Lawyer Who Drafted Contested Will Sued After Case Settles


Laura Carnese had suffered a stroke, and (as it turned out) had only a few weeks to live. A friend and relative by marriage, Charles Carnese, happened to be a lawyer; he arranged for a former associate, attorney Anthony J. Barker, to visit with Ms. Carnese and help her prepare a new will. The will prepared by Mr. Barker was signed just weeks before Ms. Carnese’s death in November, 1999.

Ms. Carnese’s will was admitted to probate, but her heirs challenged its validity. Their case was settled, but the estate paid them a total of about $620,000; the distributions to the beneficiaries named in her will were correspondingly reduced.

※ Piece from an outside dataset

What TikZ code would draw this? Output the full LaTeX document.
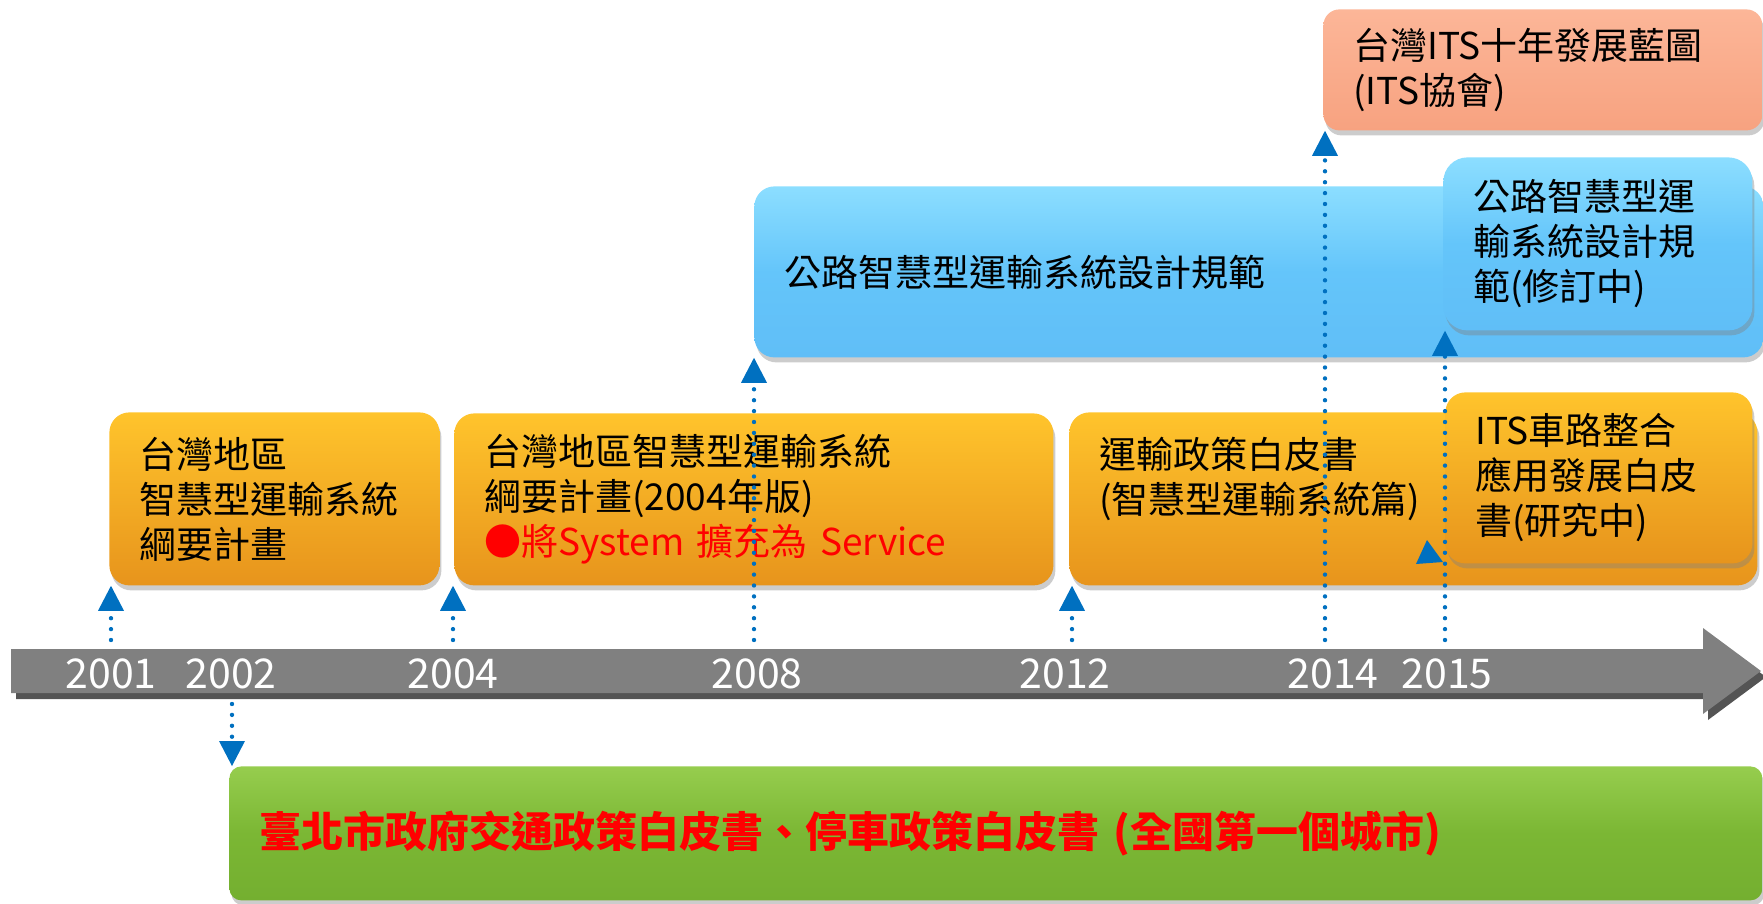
\documentclass[tikz,border=0pt]{standalone}
\usepackage{fontspec}
\setmainfont{Noto Sans CJK TC}
\usepackage{color}
\usepackage{tikz}
\usetikzlibrary{arrows.meta,shadows}

\definecolor{orangetop}{RGB}{255,196,44}
\definecolor{orangebot}{RGB}{231,148,28}
\definecolor{bluetop}{RGB}{140,222,255}
\definecolor{bluemid}{RGB}{100,197,250}
\definecolor{bluebot}{RGB}{96,190,247}
\definecolor{salmontop}{RGB}{252,182,152}
\definecolor{salmonbot}{RGB}{247,162,128}
\definecolor{greentop}{RGB}{150,205,78}
\definecolor{greenmid}{RGB}{123,183,52}
\definecolor{greenbot}{RGB}{116,175,48}
\definecolor{bargray}{RGB}{128,128,128}
\definecolor{barshadow}{RGB}{84,84,84}
\definecolor{tickblue}{RGB}{0,112,192}

\tikzset{
  phasebox/.style={rectangle, rounded corners=10pt, anchor=north west, align=left,
    inner xsep=15pt, inner ysep=3pt, text=black,
    font=\fontsize{18.5}{22.5}\selectfont,
    drop shadow={shadow xshift=1pt, shadow yshift=-2.5pt, opacity=.4}},
  orangephase/.style={phasebox, top color=orangetop, bottom color=orangebot},
  bluephase/.style={phasebox, top color=bluetop, bottom color=bluebot, middle color=bluemid},
  salmonphase/.style={phasebox, rounded corners=8pt, top color=salmontop, bottom color=salmonbot},
  greenphase/.style={phasebox, rounded corners=6pt, top color=greentop, bottom color=greenbot, middle color=greenmid},
  year/.style={text=white, font=\fontsize{20.5}{24}\selectfont},
  tick/.style={draw=tickblue, line width=2.2pt, line cap=round, dash pattern=on 0pt off 5.45pt,
    -{Triangle[width=13pt,length=12.5pt,line width=0pt]}}
}

\begin{document}
\begin{tikzpicture}[x=0.5pt,y=-0.5pt]
\useasboundingbox (0,0) rectangle (1763,904);

\node[bluephase, text width=474.5pt, minimum height=85.5pt] (spec2008) at (754,186) {公路智慧型運輸系統設計規範};
\node[bluephase, rounded corners=12pt, text width=124.5pt, minimum height=86.5pt] (specrev) at (1443,157) {公路智慧型運\\輸系統設計規\\範(修訂中)};
\node[salmonphase, text width=189.5pt, minimum height=60.5pt] (itsmap) at (1323,9) {台灣ITS十年發展藍圖\\(ITS協會)};

\node[orangephase, text width=314pt, minimum height=86.5pt] (policy2012) at (1069,412) {運輸政策白皮書\\(智慧型運輸系統篇)\rule[-24pt]{0pt}{0pt}};
\fill[tickblue] (1427,540) -- (1416,564) -- (1443,562) -- cycle;
\node[orangephase, text width=123.5pt, minimum height=85.5pt] (itswhite) at (1445,392) {ITS車路整合\\應用發展白皮\\書(研究中)};

\node[orangephase, text width=135pt, minimum height=86.5pt] (plan2001) at (109,412) {台灣地區\\智慧型運輸系統\\綱要計畫};
\node[orangephase, text width=269.5pt, minimum height=86pt] (plan2004) at (454,413) {台灣地區智慧型運輸系統\\綱要計畫(2004年版)\\{\color{red}●將System 擴充為 Service}};

\node[greenphase, text width=736.5pt, minimum height=67pt, font=\fontsize{21}{25}\selectfont\bfseries, text=red] (taipei) at (229,766) {臺北市政府交通政策白皮書、停車政策白皮書 (全國第一個城市)};

\fill[barshadow] (16,655) -- (1708,655) -- (1708,634) -- (1766,677) -- (1708,720) -- (1708,699) -- (16,699) -- cycle;
\fill[bargray] (11,649) -- (1703,649) -- (1703,628) -- (1761,671) -- (1703,714) -- (1703,693) -- (11,693) -- cycle;

\node[year] (y2001) at (111,673.5) {2001};
\node[year] (y2002) at (231,673.5) {2002};
\node[year] (y2004) at (453,673.5) {2004};
\node[year] (y2008) at (757,673.5) {2008};
\node[year] (y2012) at (1065,673.5) {2012};
\node[year] (y2014) at (1333,673.5) {2014};
\node[year] (y2015) at (1447,673.5) {2015};

\coordinate (t2001) at (111,640);
\coordinate (b2002) at (232,704);
\coordinate (t2004) at (453,640);
\coordinate (t2008) at (754,640);
\coordinate (t2012) at (1072,640);
\coordinate (t2014) at (1325,640);
\coordinate (t2015) at (1445,640);

\draw[tick] (t2001) -- (t2001 |- plan2001.south);
\draw[tick] (b2002) -- (b2002 |- taipei.north);
\draw[tick] (t2004) -- (t2004 |- plan2004.south);
\draw[tick] (t2008) -- (t2008 |- spec2008.south);
\draw[tick] (t2012) -- (t2012 |- policy2012.south);
\draw[tick] (t2014) -- (t2014 |- itsmap.south);
\draw[tick] (t2015) -- (t2015 |- specrev.south);
\end{tikzpicture}
\end{document}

Two of those beneficiaries sued Mr. Barker, alleging that the will challenge was his fault. They argued that he had made an implied promise to Ms. Carnese to prepare a will which would be invulnerable to any legal challenge, and that they were the intended beneficiaries of that promise. Among the errors they alleged he had committed were his failure to:

  • ask Ms. Carnese why she had decided to distribute her assets as she had, so that he could testify about her wishes at any later trial.
  • tell Ms. Carnese that his relationship with her relative (and beneficiary) could result in his independence being challenged.
  • urge Ms. Carnese to seek counsel from a truly independent attorney.
  • interview his client before learning about her alleged wishes from Mr. Carnese, his colleague.
  • investigate Ms. Carnese’s physical, mental and emotional status at the time she signed the will.
  • make a video or audio recording of his interview with Ms. Carnese.

The trial judge dismissed the lawsuit after finding that Mr. Barker did not owe any duty to the devisees to make the will invulnerable to challenge. The Oregon Court of Appeals disagreed, and reinstated the case. According to the appellate court, Mr. Barker did owe the will beneficiaries a duty to follow any promise he had made for their benefit, and the preparation of estate planning documents necessarily implies a promise to “act in a professionally competent manner.”

The Oregon Supreme Court, however, disagreed with the state’s intermediate appellate court. The high court ruled that there was no evidence that Mr. Barker made specific promises to Ms. Carnese about preparation of her will. According to the Justices, the law should not impute an agreement to prepare a will that is “invulnerable to a will contest so as to achieve [Ms. Carnese’s] plan to maximize gifts to residuary beneficiaries.” The trial judge’s dismissal of the lawsuit against Mr. Barker was affirmed. Caba v. Barker, October 19, 2006.